- [JOB]
Set the data down again, exactly as it reads, but without the pictures.

##### DATA SECTION #####

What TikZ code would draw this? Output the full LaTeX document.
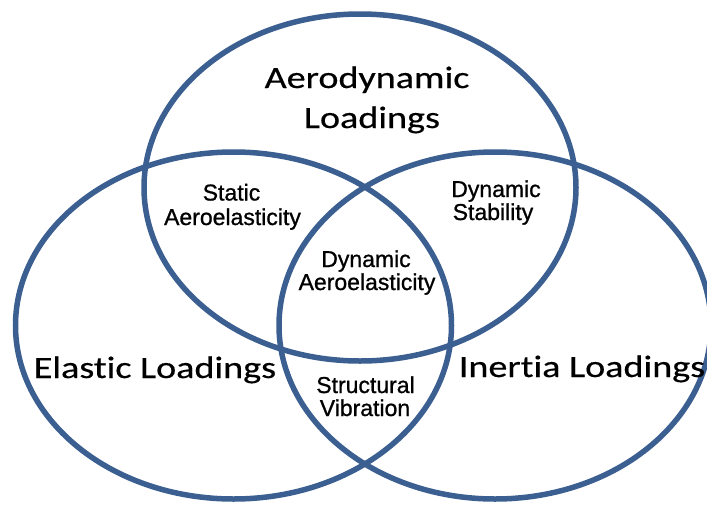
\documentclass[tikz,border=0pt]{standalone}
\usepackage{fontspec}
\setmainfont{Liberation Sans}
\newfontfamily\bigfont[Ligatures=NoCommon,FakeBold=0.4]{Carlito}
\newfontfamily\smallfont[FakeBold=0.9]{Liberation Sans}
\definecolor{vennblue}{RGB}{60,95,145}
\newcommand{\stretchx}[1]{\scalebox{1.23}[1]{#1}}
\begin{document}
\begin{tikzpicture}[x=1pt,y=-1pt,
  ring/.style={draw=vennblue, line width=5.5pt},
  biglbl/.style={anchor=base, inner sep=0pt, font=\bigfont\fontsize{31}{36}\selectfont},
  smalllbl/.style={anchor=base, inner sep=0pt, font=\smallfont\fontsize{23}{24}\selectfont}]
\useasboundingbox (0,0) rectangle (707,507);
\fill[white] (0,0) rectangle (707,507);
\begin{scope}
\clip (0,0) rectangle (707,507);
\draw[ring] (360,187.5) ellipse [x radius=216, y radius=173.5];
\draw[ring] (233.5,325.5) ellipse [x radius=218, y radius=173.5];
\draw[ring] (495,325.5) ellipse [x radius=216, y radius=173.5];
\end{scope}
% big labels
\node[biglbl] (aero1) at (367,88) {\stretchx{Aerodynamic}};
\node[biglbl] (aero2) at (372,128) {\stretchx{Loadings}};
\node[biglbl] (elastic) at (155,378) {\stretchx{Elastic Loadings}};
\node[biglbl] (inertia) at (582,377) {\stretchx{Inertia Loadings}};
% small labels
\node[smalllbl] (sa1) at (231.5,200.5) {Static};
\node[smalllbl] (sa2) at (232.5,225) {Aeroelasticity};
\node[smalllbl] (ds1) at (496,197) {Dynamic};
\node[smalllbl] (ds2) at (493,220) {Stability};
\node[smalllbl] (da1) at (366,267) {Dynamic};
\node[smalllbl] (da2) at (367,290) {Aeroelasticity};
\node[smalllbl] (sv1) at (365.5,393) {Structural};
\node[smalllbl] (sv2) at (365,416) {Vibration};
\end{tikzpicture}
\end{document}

#####

- [RESULT OF THIS EXERCISE]
What TikZ code would draw this? Output the full LaTeX document.
\documentclass[tikz,border=0pt]{standalone}
\usepackage{fontspec}
\setmainfont{Liberation Sans}
\newfontfamily\bigfont[Ligatures=NoCommon,FakeBold=0.4]{Carlito}
\newfontfamily\smallfont[FakeBold=0.9]{Liberation Sans}
\definecolor{vennblue}{RGB}{60,95,145}
\newcommand{\stretchx}[1]{\scalebox{1.23}[1]{#1}}
\begin{document}
\begin{tikzpicture}[x=1pt,y=-1pt,
  ring/.style={draw=vennblue, line width=5.5pt},
  biglbl/.style={anchor=base, inner sep=0pt, font=\bigfont\fontsize{31}{36}\selectfont},
  smalllbl/.style={anchor=base, inner sep=0pt, font=\smallfont\fontsize{23}{24}\selectfont}]
\useasboundingbox (0,0) rectangle (707,507);
\fill[white] (0,0) rectangle (707,507);
\begin{scope}
\clip (0,0) rectangle (707,507);
\draw[ring] (360,187.5) ellipse [x radius=216, y radius=173.5];
\draw[ring] (233.5,325.5) ellipse [x radius=218, y radius=173.5];
\draw[ring] (495,325.5) ellipse [x radius=216, y radius=173.5];
\end{scope}
% big labels
\node[biglbl] (aero1) at (367,88) {\stretchx{Aerodynamic}};
\node[biglbl] (aero2) at (372,128) {\stretchx{Loadings}};
\node[biglbl] (elastic) at (155,378) {\stretchx{Elastic Loadings}};
\node[biglbl] (inertia) at (582,377) {\stretchx{Inertia Loadings}};
% small labels
\node[smalllbl] (sa1) at (231.5,200.5) {Static};
\node[smalllbl] (sa2) at (232.5,225) {Aeroelasticity};
\node[smalllbl] (ds1) at (496,197) {Dynamic};
\node[smalllbl] (ds2) at (493,220) {Stability};
\node[smalllbl] (da1) at (366,267) {Dynamic};
\node[smalllbl] (da2) at (367,290) {Aeroelasticity};
\node[smalllbl] (sv1) at (365.5,393) {Structural};
\node[smalllbl] (sv2) at (365,416) {Vibration};
\end{tikzpicture}
\end{document}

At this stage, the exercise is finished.